EXERCISE INSTRUCTIONS -
Give back the whole listing exactly as shown.

INFORMATION SUPPLIED -
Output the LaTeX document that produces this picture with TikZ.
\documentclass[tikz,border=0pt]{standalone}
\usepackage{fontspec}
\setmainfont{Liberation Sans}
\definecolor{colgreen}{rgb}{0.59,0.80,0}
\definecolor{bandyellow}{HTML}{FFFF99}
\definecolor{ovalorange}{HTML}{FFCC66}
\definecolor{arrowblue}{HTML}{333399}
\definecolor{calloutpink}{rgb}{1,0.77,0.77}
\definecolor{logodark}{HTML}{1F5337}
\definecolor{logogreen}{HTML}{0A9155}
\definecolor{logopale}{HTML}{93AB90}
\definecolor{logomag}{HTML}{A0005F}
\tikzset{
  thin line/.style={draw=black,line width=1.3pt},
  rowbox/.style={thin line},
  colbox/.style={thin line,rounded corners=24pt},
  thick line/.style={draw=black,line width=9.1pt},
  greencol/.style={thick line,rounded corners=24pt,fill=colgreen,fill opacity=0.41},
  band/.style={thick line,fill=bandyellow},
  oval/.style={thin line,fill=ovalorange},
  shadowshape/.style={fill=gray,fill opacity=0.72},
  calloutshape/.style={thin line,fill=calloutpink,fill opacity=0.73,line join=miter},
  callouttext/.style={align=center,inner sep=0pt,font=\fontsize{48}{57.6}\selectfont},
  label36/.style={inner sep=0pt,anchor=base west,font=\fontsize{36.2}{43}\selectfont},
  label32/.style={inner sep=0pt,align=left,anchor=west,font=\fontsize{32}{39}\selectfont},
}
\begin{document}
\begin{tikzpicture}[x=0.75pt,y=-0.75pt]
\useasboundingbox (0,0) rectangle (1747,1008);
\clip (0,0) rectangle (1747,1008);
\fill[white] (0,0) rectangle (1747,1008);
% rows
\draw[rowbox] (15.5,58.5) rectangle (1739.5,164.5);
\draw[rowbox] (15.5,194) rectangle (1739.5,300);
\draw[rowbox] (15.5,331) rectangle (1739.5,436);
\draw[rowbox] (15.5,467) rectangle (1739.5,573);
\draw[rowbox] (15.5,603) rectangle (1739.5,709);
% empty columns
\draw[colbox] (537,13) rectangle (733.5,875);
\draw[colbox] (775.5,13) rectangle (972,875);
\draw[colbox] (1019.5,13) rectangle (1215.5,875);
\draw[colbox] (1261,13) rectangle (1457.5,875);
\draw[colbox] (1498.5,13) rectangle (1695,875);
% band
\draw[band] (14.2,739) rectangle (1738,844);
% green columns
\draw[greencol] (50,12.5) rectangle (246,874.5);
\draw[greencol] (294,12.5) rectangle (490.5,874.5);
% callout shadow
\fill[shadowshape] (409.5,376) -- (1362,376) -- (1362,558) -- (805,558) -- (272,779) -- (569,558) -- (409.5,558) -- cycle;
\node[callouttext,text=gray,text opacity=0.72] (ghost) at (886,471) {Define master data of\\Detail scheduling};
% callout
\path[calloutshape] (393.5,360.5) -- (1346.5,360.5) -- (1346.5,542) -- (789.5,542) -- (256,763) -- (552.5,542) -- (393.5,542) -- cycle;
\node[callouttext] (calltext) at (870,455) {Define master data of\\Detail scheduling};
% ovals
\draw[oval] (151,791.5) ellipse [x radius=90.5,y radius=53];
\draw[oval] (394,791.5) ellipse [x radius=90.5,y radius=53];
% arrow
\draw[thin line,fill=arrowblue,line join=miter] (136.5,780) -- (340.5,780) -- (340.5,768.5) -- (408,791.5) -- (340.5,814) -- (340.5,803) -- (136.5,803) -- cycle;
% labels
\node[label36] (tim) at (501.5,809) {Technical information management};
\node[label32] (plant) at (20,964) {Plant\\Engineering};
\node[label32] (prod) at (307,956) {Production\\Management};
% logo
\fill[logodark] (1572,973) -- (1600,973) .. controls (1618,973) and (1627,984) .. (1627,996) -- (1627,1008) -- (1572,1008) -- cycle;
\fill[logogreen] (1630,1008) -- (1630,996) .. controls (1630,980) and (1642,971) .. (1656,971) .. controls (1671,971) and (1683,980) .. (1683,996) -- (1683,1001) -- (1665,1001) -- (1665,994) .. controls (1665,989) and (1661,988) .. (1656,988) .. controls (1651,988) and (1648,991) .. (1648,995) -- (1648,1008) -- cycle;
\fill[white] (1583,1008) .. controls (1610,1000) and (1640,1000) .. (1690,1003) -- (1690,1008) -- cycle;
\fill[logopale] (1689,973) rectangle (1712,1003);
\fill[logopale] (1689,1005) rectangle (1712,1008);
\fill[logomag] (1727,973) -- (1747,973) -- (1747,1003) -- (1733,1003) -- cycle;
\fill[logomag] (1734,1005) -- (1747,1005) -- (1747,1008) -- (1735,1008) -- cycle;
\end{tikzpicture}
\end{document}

SOLUTION TO THIS PROBLEM -
Output the LaTeX document that produces this picture with TikZ.
\documentclass[tikz,border=0pt]{standalone}
\usepackage{fontspec}
\setmainfont{Liberation Sans}
\definecolor{colgreen}{rgb}{0.59,0.80,0}
\definecolor{bandyellow}{HTML}{FFFF99}
\definecolor{ovalorange}{HTML}{FFCC66}
\definecolor{arrowblue}{HTML}{333399}
\definecolor{calloutpink}{rgb}{1,0.77,0.77}
\definecolor{logodark}{HTML}{1F5337}
\definecolor{logogreen}{HTML}{0A9155}
\definecolor{logopale}{HTML}{93AB90}
\definecolor{logomag}{HTML}{A0005F}
\tikzset{
  thin line/.style={draw=black,line width=1.3pt},
  rowbox/.style={thin line},
  colbox/.style={thin line,rounded corners=24pt},
  thick line/.style={draw=black,line width=9.1pt},
  greencol/.style={thick line,rounded corners=24pt,fill=colgreen,fill opacity=0.41},
  band/.style={thick line,fill=bandyellow},
  oval/.style={thin line,fill=ovalorange},
  shadowshape/.style={fill=gray,fill opacity=0.72},
  calloutshape/.style={thin line,fill=calloutpink,fill opacity=0.73,line join=miter},
  callouttext/.style={align=center,inner sep=0pt,font=\fontsize{48}{57.6}\selectfont},
  label36/.style={inner sep=0pt,anchor=base west,font=\fontsize{36.2}{43}\selectfont},
  label32/.style={inner sep=0pt,align=left,anchor=west,font=\fontsize{32}{39}\selectfont},
}
\begin{document}
\begin{tikzpicture}[x=0.75pt,y=-0.75pt]
\useasboundingbox (0,0) rectangle (1747,1008);
\clip (0,0) rectangle (1747,1008);
\fill[white] (0,0) rectangle (1747,1008);
% rows
\draw[rowbox] (15.5,58.5) rectangle (1739.5,164.5);
\draw[rowbox] (15.5,194) rectangle (1739.5,300);
\draw[rowbox] (15.5,331) rectangle (1739.5,436);
\draw[rowbox] (15.5,467) rectangle (1739.5,573);
\draw[rowbox] (15.5,603) rectangle (1739.5,709);
% empty columns
\draw[colbox] (537,13) rectangle (733.5,875);
\draw[colbox] (775.5,13) rectangle (972,875);
\draw[colbox] (1019.5,13) rectangle (1215.5,875);
\draw[colbox] (1261,13) rectangle (1457.5,875);
\draw[colbox] (1498.5,13) rectangle (1695,875);
% band
\draw[band] (14.2,739) rectangle (1738,844);
% green columns
\draw[greencol] (50,12.5) rectangle (246,874.5);
\draw[greencol] (294,12.5) rectangle (490.5,874.5);
% callout shadow
\fill[shadowshape] (409.5,376) -- (1362,376) -- (1362,558) -- (805,558) -- (272,779) -- (569,558) -- (409.5,558) -- cycle;
\node[callouttext,text=gray,text opacity=0.72] (ghost) at (886,471) {Define master data of\\Detail scheduling};
% callout
\path[calloutshape] (393.5,360.5) -- (1346.5,360.5) -- (1346.5,542) -- (789.5,542) -- (256,763) -- (552.5,542) -- (393.5,542) -- cycle;
\node[callouttext] (calltext) at (870,455) {Define master data of\\Detail scheduling};
% ovals
\draw[oval] (151,791.5) ellipse [x radius=90.5,y radius=53];
\draw[oval] (394,791.5) ellipse [x radius=90.5,y radius=53];
% arrow
\draw[thin line,fill=arrowblue,line join=miter] (136.5,780) -- (340.5,780) -- (340.5,768.5) -- (408,791.5) -- (340.5,814) -- (340.5,803) -- (136.5,803) -- cycle;
% labels
\node[label36] (tim) at (501.5,809) {Technical information management};
\node[label32] (plant) at (20,964) {Plant\\Engineering};
\node[label32] (prod) at (307,956) {Production\\Management};
% logo
\fill[logodark] (1572,973) -- (1600,973) .. controls (1618,973) and (1627,984) .. (1627,996) -- (1627,1008) -- (1572,1008) -- cycle;
\fill[logogreen] (1630,1008) -- (1630,996) .. controls (1630,980) and (1642,971) .. (1656,971) .. controls (1671,971) and (1683,980) .. (1683,996) -- (1683,1001) -- (1665,1001) -- (1665,994) .. controls (1665,989) and (1661,988) .. (1656,988) .. controls (1651,988) and (1648,991) .. (1648,995) -- (1648,1008) -- cycle;
\fill[white] (1583,1008) .. controls (1610,1000) and (1640,1000) .. (1690,1003) -- (1690,1008) -- cycle;
\fill[logopale] (1689,973) rectangle (1712,1003);
\fill[logopale] (1689,1005) rectangle (1712,1008);
\fill[logomag] (1727,973) -- (1747,973) -- (1747,1003) -- (1733,1003) -- cycle;
\fill[logomag] (1734,1005) -- (1747,1005) -- (1747,1008) -- (1735,1008) -- cycle;
\end{tikzpicture}
\end{document}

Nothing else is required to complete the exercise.